Chroniques

par bertrand bolognesi

création française de Secret forest de Dai Fujikura
Susanna Mälkki à la tête de l'Ensemble Intercontemporain

Musica / Cité de la musique et de la danse, Strasbourg
- 3 octobre 2009
le compositeur japonais Dai Fujikura photographié par Astrid Ackermann
© astrid ackermann

Il fallait bien une partition aussi décoiffante que Laborintus II pour conclure cette édition particulièrement énergique de Musica. Ceux-là mêmes qui la donnaient quatre jours plus tôt à Paris, précédée de l'étonnant Barbarismes (Trilogie de l'an mil) de Pierre Jodlowski, dynamisent l’écoute dans les mots d'Edoardo Sanguineti et les situations imaginées par la musique de Luciano Berio. Le comédien Fausto Perinti prend d'emblée le pouvoir, avec la complicité de Susanna Mälkki, plus « électrique » que jamais à la tête de l'Ensemble Intercontemporain qui transgresse les aériennes interventions des voix d'Axe 21.

La première partie de la soirée livre une interprétation enthousiaste d’Art of Metal III, composée il y a deux ans par Yann Robin pour clarinette contrebasse métal, ensemble et électronique.
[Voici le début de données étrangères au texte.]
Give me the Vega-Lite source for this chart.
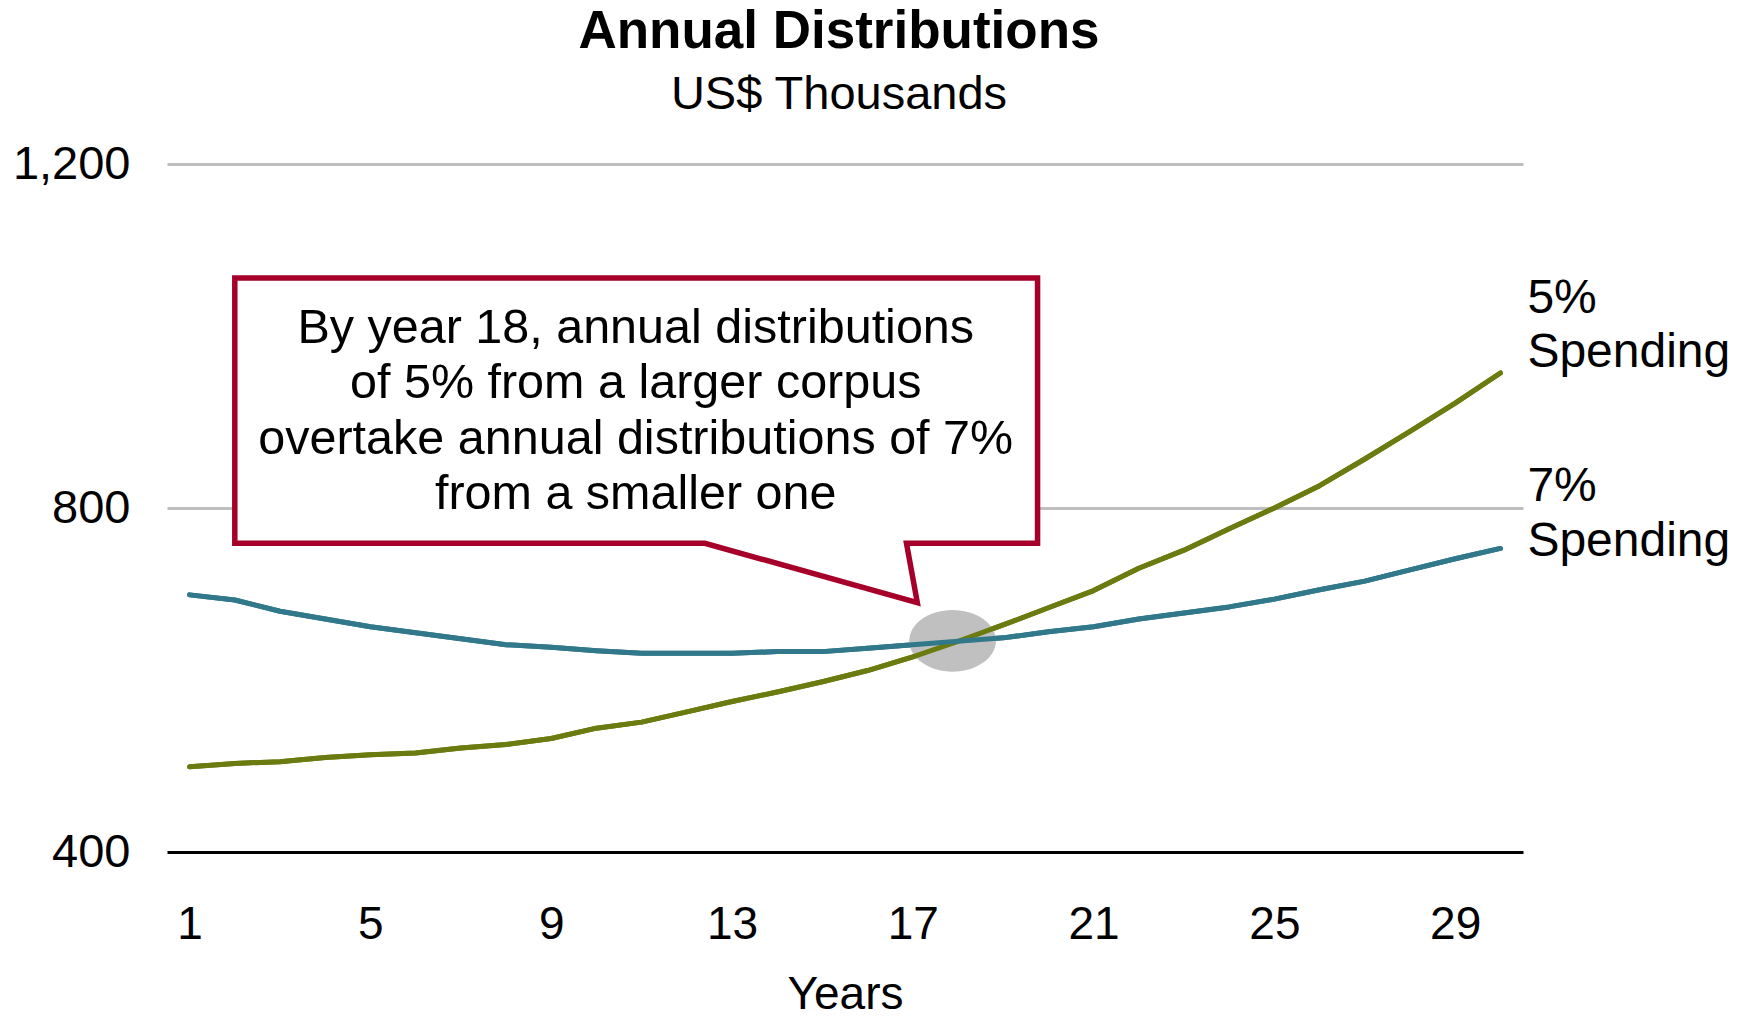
{
  "$schema": "https://vega.github.io/schema/vega-lite/v6.json",
  "width": 1356,
  "height": 688,
  "autosize": {"type": "none"},
  "padding": {"left": 167, "top": 164, "right": 227, "bottom": 165},
  "background": "white",
  "config": {"view": {"stroke": null}, "font": "Liberation Sans"},
  "title": {
    "text": "Annual Distributions",
    "subtitle": "US$ Thousands",
    "anchor": "middle",
    "frame": "group",
    "font": "Liberation Sans",
    "subtitleFont": "Liberation Sans",
    "fontSize": 53,
    "fontWeight": "bold",
    "subtitleFontSize": 47,
    "color": "black",
    "subtitleColor": "black",
    "subtitlePadding": 13,
    "offset": 22,
    "dx": -6
  },
  "datasets": {
    "series": [
      {"year": 1, "series": "5% Spending", "value": 499},
      {"year": 2, "series": "5% Spending", "value": 503},
      {"year": 3, "series": "5% Spending", "value": 505},
      {"year": 4, "series": "5% Spending", "value": 510},
      {"year": 5, "series": "5% Spending", "value": 513},
      {"year": 6, "series": "5% Spending", "value": 515},
      {"year": 7, "series": "5% Spending", "value": 521},
      {"year": 8, "series": "5% Spending", "value": 525},
      {"year": 9, "series": "5% Spending", "value": 532},
      {"year": 10, "series": "5% Spending", "value": 544},
      {"year": 11, "series": "5% Spending", "value": 551},
      {"year": 12, "series": "5% Spending", "value": 563},
      {"year": 13, "series": "5% Spending", "value": 575},
      {"year": 14, "series": "5% Spending", "value": 586},
      {"year": 15, "series": "5% Spending", "value": 598},
      {"year": 16, "series": "5% Spending", "value": 611},
      {"year": 17, "series": "5% Spending", "value": 627},
      {"year": 18, "series": "5% Spending", "value": 645},
      {"year": 19, "series": "5% Spending", "value": 664},
      {"year": 20, "series": "5% Spending", "value": 684},
      {"year": 21, "series": "5% Spending", "value": 704},
      {"year": 22, "series": "5% Spending", "value": 730},
      {"year": 23, "series": "5% Spending", "value": 751},
      {"year": 24, "series": "5% Spending", "value": 776},
      {"year": 25, "series": "5% Spending", "value": 800},
      {"year": 26, "series": "5% Spending", "value": 826},
      {"year": 27, "series": "5% Spending", "value": 857},
      {"year": 28, "series": "5% Spending", "value": 889},
      {"year": 29, "series": "5% Spending", "value": 922},
      {"year": 30, "series": "5% Spending", "value": 957},
      {"year": 1, "series": "7% Spending", "value": 699},
      {"year": 2, "series": "7% Spending", "value": 693},
      {"year": 3, "series": "7% Spending", "value": 680},
      {"year": 4, "series": "7% Spending", "value": 671},
      {"year": 5, "series": "7% Spending", "value": 662},
      {"year": 6, "series": "7% Spending", "value": 655},
      {"year": 7, "series": "7% Spending", "value": 648},
      {"year": 8, "series": "7% Spending", "value": 641},
      {"year": 9, "series": "7% Spending", "value": 638},
      {"year": 10, "series": "7% Spending", "value": 634},
      {"year": 11, "series": "7% Spending", "value": 631},
      {"year": 12, "series": "7% Spending", "value": 631},
      {"year": 13, "series": "7% Spending", "value": 631},
      {"year": 14, "series": "7% Spending", "value": 633},
      {"year": 15, "series": "7% Spending", "value": 633},
      {"year": 16, "series": "7% Spending", "value": 637},
      {"year": 17, "series": "7% Spending", "value": 641},
      {"year": 18, "series": "7% Spending", "value": 645},
      {"year": 19, "series": "7% Spending", "value": 649},
      {"year": 20, "series": "7% Spending", "value": 656},
      {"year": 21, "series": "7% Spending", "value": 662},
      {"year": 22, "series": "7% Spending", "value": 671},
      {"year": 23, "series": "7% Spending", "value": 678},
      {"year": 24, "series": "7% Spending", "value": 685},
      {"year": 25, "series": "7% Spending", "value": 694},
      {"year": 26, "series": "7% Spending", "value": 705},
      {"year": 27, "series": "7% Spending", "value": 715},
      {"year": 28, "series": "7% Spending", "value": 728},
      {"year": 29, "series": "7% Spending", "value": 741},
      {"year": 30, "series": "7% Spending", "value": 753}
    ],
    "callout": [
      {"o": 1, "year": 2.0, "value": 1067.4},
      {"o": 2, "year": 19.76, "value": 1067.4},
      {"o": 3, "year": 19.76, "value": 759},
      {"o": 4, "year": 16.86, "value": 759},
      {"o": 5, "year": 17.1, "value": 690},
      {"o": 6, "year": 12.4, "value": 759},
      {"o": 7, "year": 2.0, "value": 759},
      {"o": 8, "year": 2.0, "value": 1067.4}
    ],
    "one": [{}]
  },
  "layer": [
    {
      "data": {"name": "series"},
      "mark": {"type": "line", "strokeWidth": 5, "strokeCap": "round", "strokeJoin": "round"},
      "encoding": {
        "x": {
          "field": "year",
          "type": "quantitative",
          "scale": {"domain": [0.5, 30.5], "nice": false, "zero": false},
          "axis": {
            "values": [1, 5, 9, 13, 17, 21, 25, 29],
            "title": "Years",
            "grid": false,
            "domain": false,
            "ticks": false,
            "tickSize": 0,
            "labelFontSize": 46,
            "labelColor": "black",
            "labelPadding": 50,
            "labelFont": "Liberation Sans",
            "titleFont": "Liberation Sans",
            "titleFontSize": 46,
            "titleFontWeight": "normal",
            "titleColor": "black",
            "titlePadding": 25
          }
        },
        "y": {
          "field": "value",
          "type": "quantitative",
          "scale": {"domain": [400, 1200], "nice": false, "zero": false},
          "axis": {
            "values": [400, 800, 1200],
            "format": ",.0f",
            "title": null,
            "domain": false,
            "ticks": false,
            "tickSize": 0,
            "labelFontSize": 47,
            "labelColor": "black",
            "labelPadding": 37,
            "labelFont": "Liberation Sans",
            "grid": true,
            "gridWidth": 3,
            "gridColor": {"condition": {"test": "datum.value === 400", "value": "#000000"}, "value": "#BFBFBF"}
          }
        },
        "color": {
          "field": "series",
          "type": "nominal",
          "scale": {"domain": ["5% Spending", "7% Spending"], "range": ["#6B7B0F", "#31788B"]},
          "legend": null
        }
      }
    },
    {
      "data": {"name": "one"},
      "mark": {"type": "point", "filled": true, "fill": "#C0C0C0", "opacity": 1, "strokeWidth": 0, "size": 7517,
        "shape": "M-1,0A1,0.712,0,1,1,1,0A1,0.712,0,1,1,-1,0Z"},
      "encoding": {
        "x": {"datum": 17.88, "type": "quantitative"},
        "y": {"datum": 645.6, "type": "quantitative"}
      }
    },
    {
      "data": {"name": "series"},
      "mark": {"type": "line", "strokeWidth": 5, "strokeCap": "round", "strokeJoin": "round"},
      "encoding": {
        "x": {"field": "year", "type": "quantitative"},
        "y": {"field": "value", "type": "quantitative"},
        "color": {"field": "series", "type": "nominal", "legend": null}
      }
    },
    {
      "data": {"name": "series"},
      "transform": [{"filter": "datum.year === 30 && datum.series === '5% Spending'"}],
      "mark": {"type": "text", "align": "left", "baseline": "alphabetic", "fontSize": 48, "lineBreak": " ", "lineHeight": 54.5, "dx": 27, "dy": -60, "color": "black", "font": "Liberation Sans"},
      "encoding": {
        "x": {"field": "year", "type": "quantitative"},
        "y": {"field": "value", "type": "quantitative"},
        "text": {"field": "series"}
      }
    },
    {
      "data": {"name": "series"},
      "transform": [{"filter": "datum.year === 30 && datum.series === '7% Spending'"}],
      "mark": {"type": "text", "align": "left", "baseline": "alphabetic", "fontSize": 48, "lineBreak": " ", "lineHeight": 54.5, "dx": 27, "dy": -47, "color": "black", "font": "Liberation Sans"},
      "encoding": {
        "x": {"field": "year", "type": "quantitative"},
        "y": {"field": "value", "type": "quantitative"},
        "text": {"field": "series"}
      }
    },
    {
      "data": {"name": "one"},
      "mark": {"type": "rect", "fill": "white", "strokeWidth": 0},
      "encoding": {
        "x": {"datum": 2.0, "type": "quantitative"},
        "x2": {"datum": 19.76},
        "y": {"datum": 1067.4, "type": "quantitative"},
        "y2": {"datum": 759}
      }
    },
    {
      "data": {"name": "callout"},
      "mark": {"type": "line", "color": "#A6002A", "strokeWidth": 5.5, "strokeJoin": "miter", "strokeCap": "square"},
      "encoding": {
        "x": {"field": "year", "type": "quantitative"},
        "y": {"field": "value", "type": "quantitative"},
        "order": {"field": "o", "type": "quantitative"}
      }
    },
    {
      "data": {"name": "one"},
      "mark": {"type": "text", "align": "center", "baseline": "alphabetic", "fontSize": 48.5, "lineHeight": 55.5, "color": "black", "font": "Liberation Sans",
        "text": ["By year 18, annual distributions", "of 5% from a larger corpus", "overtake annual distributions of 7%", "from a smaller one"]},
      "encoding": {
        "x": {"datum": 10.87, "type": "quantitative"},
        "y": {"datum": 991.9, "type": "quantitative"}
      }
    }
  ]
}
Quel punch ! L'écriture n'est pas seulement puissante et vive, encore invente-t-elle sans cesse tout en explorant, en connaissance de cause, le matériau qu'elle initia. Voilà un excès – dans le meilleur sens du terme – jovialement sauvage qui vous épingle au fauteuil ou, au contraire, vous en fait bondir (selon les gens). Rien d'attendu, rien d'entendu et, cependant, rien d'incongru, même lorsque l'auteur pousse la clarinette jusqu'à l'aboiement.

En ouverture, nous découvrions, face à nous, neuf cordes sur scène, tandis que huit vents investissaient la salle, côté public. Secret forest, donné en création française, commence par une partie de cordes aux échanges toniques et souples, à la sonorité presque tendre. Les pôles instrumentaux des gradins suspendent le trait après quatre minutes, en un déroutant jeu d'échos, de relais et de distances, aussi bref qu'enveloppant, bientôt ponctué avec régularité par un retour essentiellement rythmique des cordes.

Si la culture japonaise considère volontiers comme harmonieux les sons de la nature, Dai Fujikura [photo], quant à lui, ne partage pas ce point de vue. Parlant des oiseaux ou des insectes qu'il entend en forêt, il confesse avoir envie de leur demander « Vous ne pourriez pas émettre un son un peu plus joli ? Peut-être varier un peu ? »… Il avoue préférer une appréhension de la nature par le biais de reportages télévisuels qui l'autorisent à l'idéaliser à sa façon.

D'une texture infiniment délicate, Secret forest tour à tour nous enveloppe dans l'obstination d'un motif diversement conjugué ou nous confronte au désert (dans son troisième tiers : partie nue de basson), avant de conclure les grouillements épars en un chatoyant vrombissement que rehaussent les bâtons de pluie. Une pièce que l'on espère réentendre bientôt.